Coatlicue es demoníaca, como aterrorizada e intuitiva aunque certeramente la
designaron los españoles.
Una
dignísima reminiscencia de la histórica Coatlicue es la que “en chaquirón y luces leds sobre madera,
1.70m” pergeñó Iván Villaseñor, quien generosamente me permitió usarla como
motivo principal de la portada de mi novela.
Estoy
complacido con la novela. Voy al Café Cultural, sito en la avenida División del
Norte, casi esquina con Museo. Hay tres parroquianos, dos muchachas tomaban
café y sostenían una conversación tan intensa como duelo de cantidad de
palabras por segundo. También estaba un hombre que leía despreocupado. Además
estaba “nuestra gente”, Noemí, su hermana, que, por sistema subsidia la
aventura editorial de Eterno Femenino,
Pablo García Vallejo, historiador de la mariguana en México y uno de los más
activos , notables y conocedores del tema de la legalización del consumo de
este vegetal con fines recreativos en México.
El
hombre que bebía café sin dejar de leer, se marchó cuando Noemí transitaba por
la mitad de su panegírico en honor de Demoníaca
y con ello del mío propio. Tan agradecible. Luego Guadalupe Méndez, leyó una
reseña descriptiva de la Historia de una
maldita perra, subtítulo de la susodicha novela. Para entonces —ante tan
íntimo y magro auditorio— aparecieron dos hombres, ambos un poquito excedidos
de la edad madura, los dos de larguísima melena y uno de ellos encanecido hasta
un verdadero tono rubio platinado, era Jesús Téllez. Oyeron dos capítulos de Demoníaca y aplaudieron con un
entusiasmo que me hizo sentir con ganas de besarlos. Luego me enteré que Téllez
es un formidable blusero, lo que pude comprobar cuando saltó a la palestra
armado de su guitarra y con ella entonó rolas tan entrañables como Manish boy y Stormy Monday, entre muchas más. Un músico extraordinario, finísimo
y al mismo tiempo visceral como exquisito tal como quiere el blues que sean sus
intérpretes. Éramos seis personas. Agreguemos a la dueña del café y otro
personaje, éste era un muchacho, Alberto de la Garza, moreno, recio y robusto,
barbado. Su aspecto es de universitario. Sube al pequeño escenario, toma la
guitarra de Jesús Téllez, le hace una afinación diferente y canta un blues
vibrando el cosmos. Tiene un vozarrón ensordecedor, le pega a la guitarra como
si la odiara cuando en realidad la adora, no de otra manera podría hacerla
llorar como lo hace. Es un extraordinario ejecutante. El blues es jefe, su
primitivo ritmo, su cachondería prehistórica, su origen de esclavos, su fe de
negros es, en efecto, música demoníaca, embrujante, simplísima pero en su ritmo
hipnótico late la fuerza bestial del sexo, sin duda ahí habita el espiritu del
diabólico (los católicos tomaron sus atributos para otorgárselos al diablo)
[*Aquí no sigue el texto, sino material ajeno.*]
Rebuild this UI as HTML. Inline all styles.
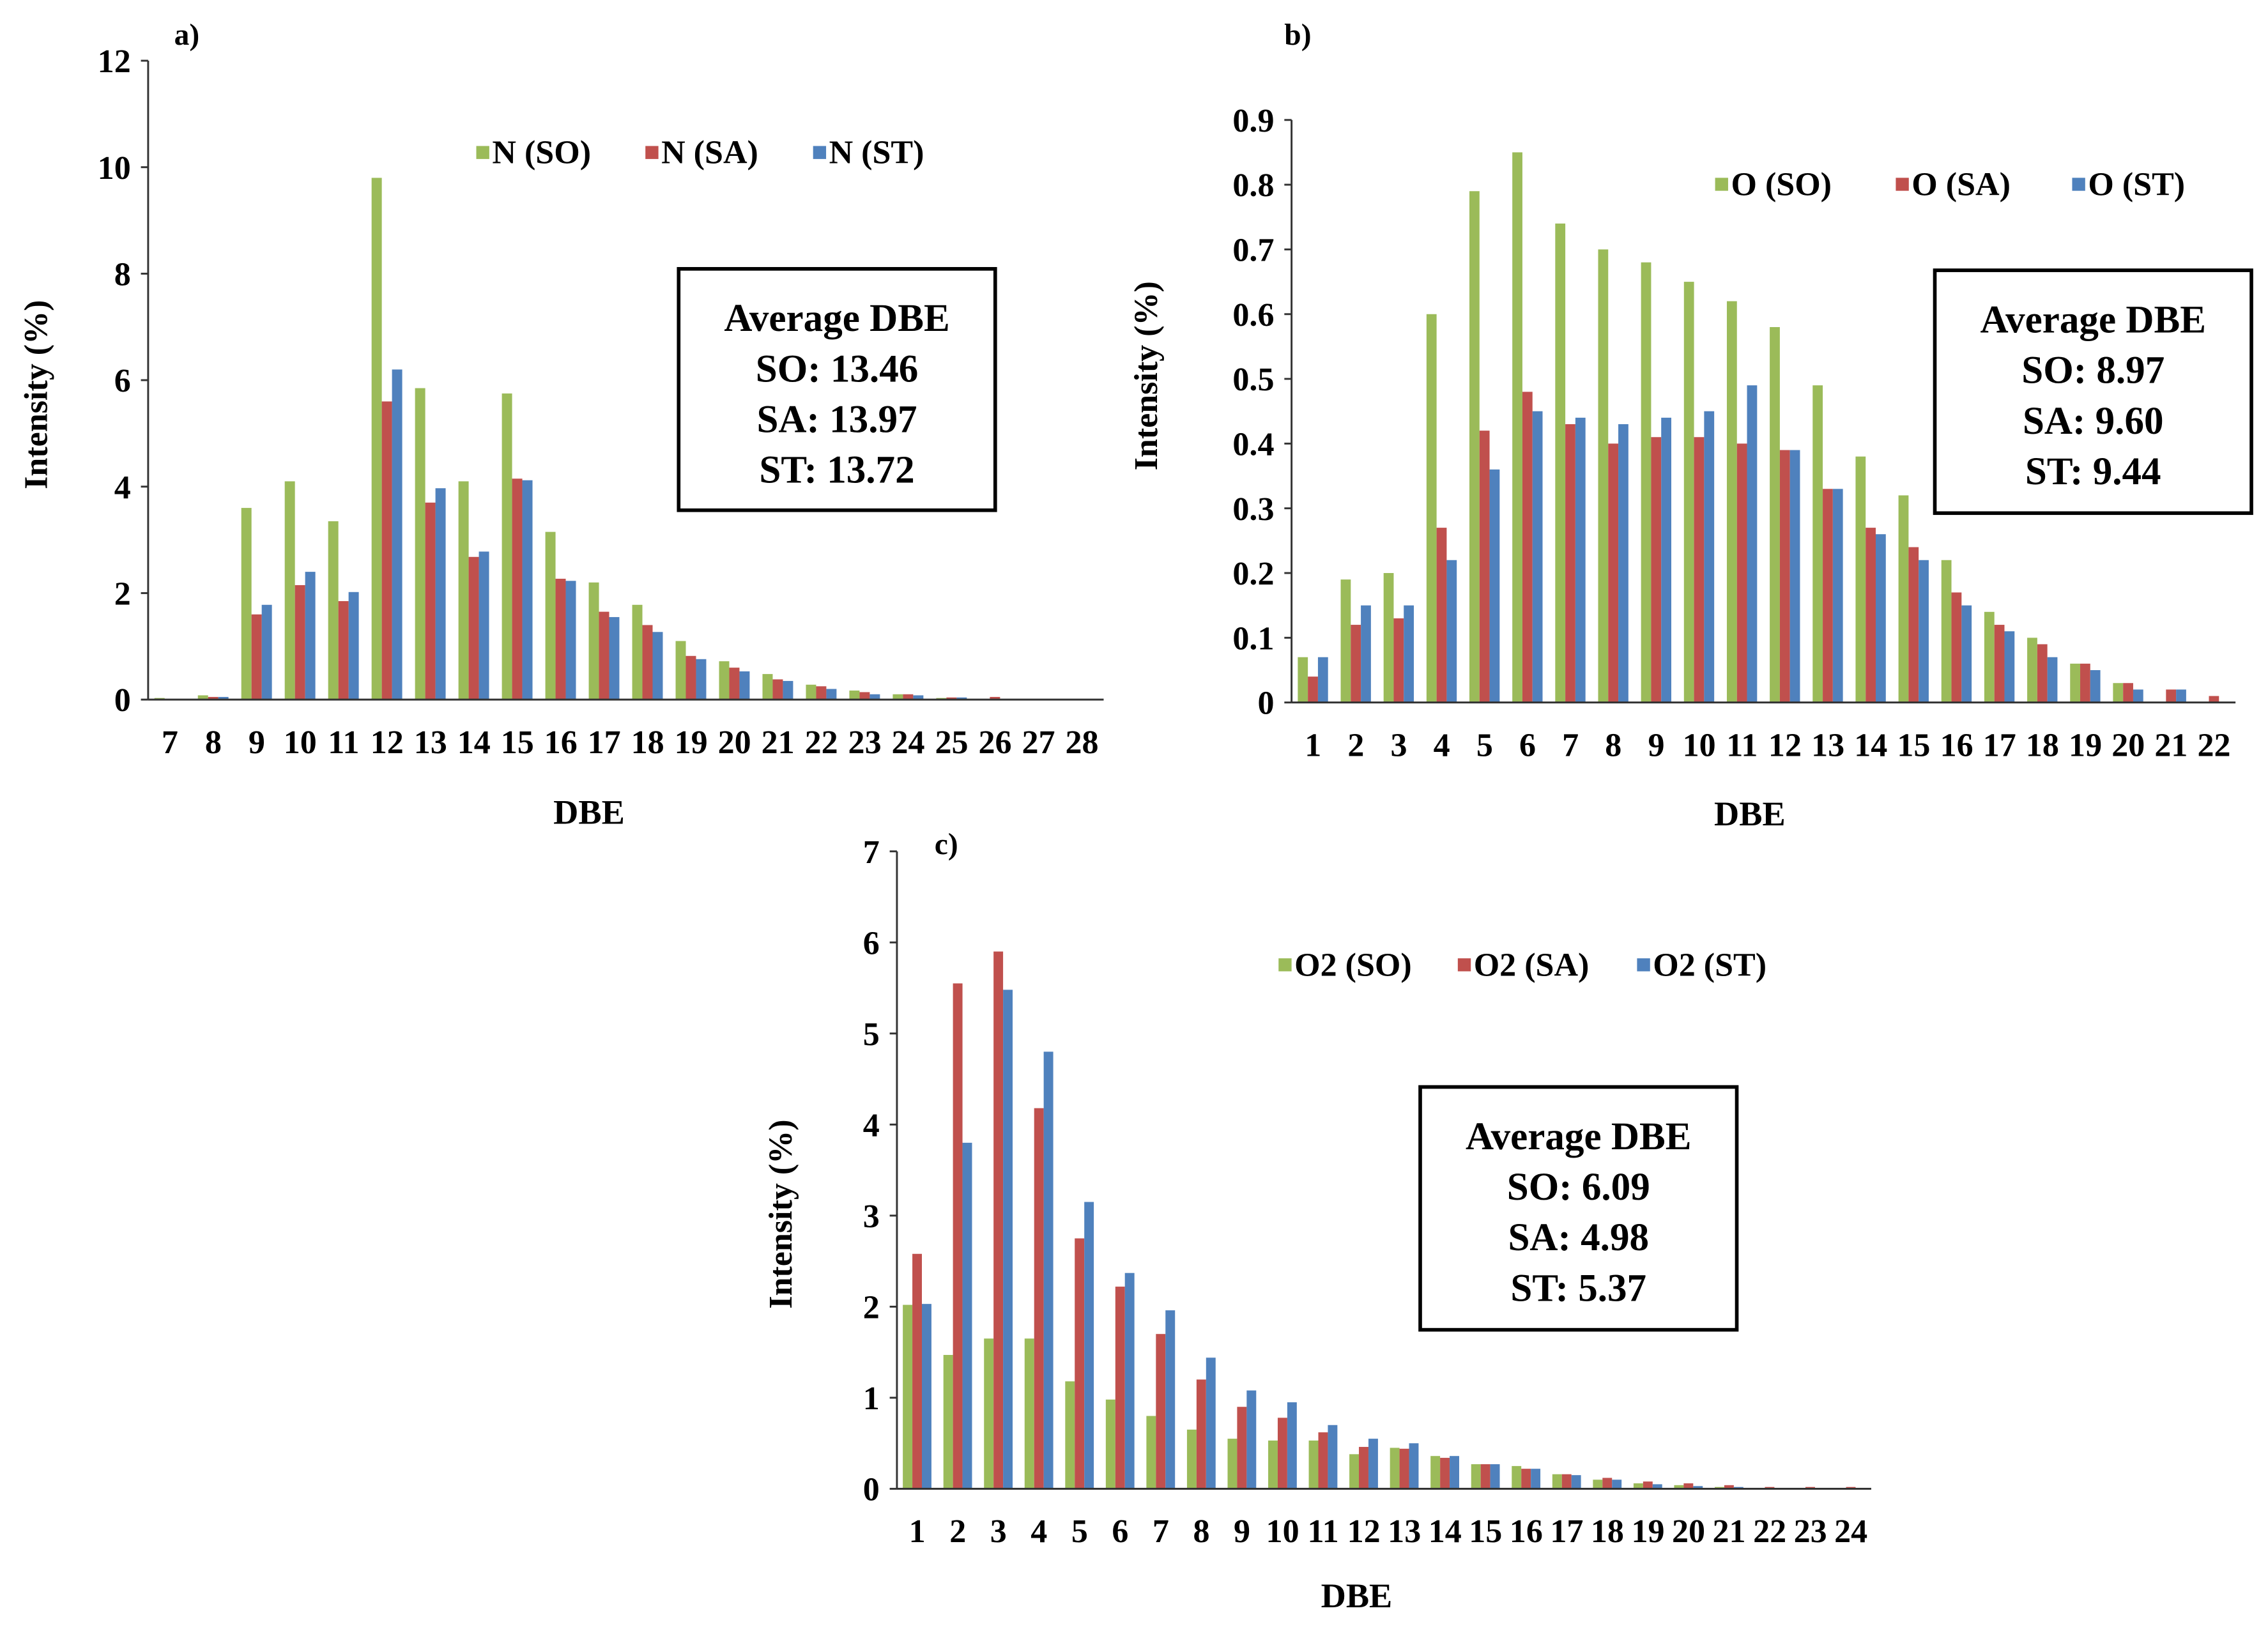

dios Pan, el del amor terreno, el real; aquel dios sin duda lo entonaba para enloquecer (y, como sabemos, luego
seducir, cogérselas, pues) a las ninfas, las dríadas, náyades y nereidas. Así
cantan y tocan Alberto y Jesús esa música de negros.
Cinco,
acaso seis personas hemos tenido el privilegio de acto tan grande de talento,
tan pequeño. Grandes artes se han manifestado ante unas cuantas personas, todas
demoníacas, desde la Coatlicue o la
decadencia de occidente, pasando por John Lee Hooker, Muddy Waters, BB
King, Albert King, Leroy James, Albert Jones y muchos más, blues, música de negros. Un acto íntimo que
muy bien hubiera gozado cualquier multitud. El despliegue de la inteligencia en
el ensayo de Guadalupe Méndez, la hazaña de buen gusto y conocimiento de Noemí
al diseñar la portada de Demoníaca,
la propia lectura de esta obra y el blues. Hemos tenido el privilegio del goce
de artistas superiores al alcance de la mano. Primera presentación de Demoníaca.
Afuera,
por cierto, la plebe atiborra el tren ligero luego de ir a embriagarse con
cerveza barata (encerrados como bueyes, vigilados y manoseados antes de entrar
por policías) en el Estadio Azteca con el pretexto de un partido del América.
Qué triste…, por ellos. Muchos pasaron de largo por donde se daba la verdadera
felicidad y el arte. Y luego alguien se pregunta por qué fuimos capaces de
permitir que el PRI se robara otra vez las elecciones.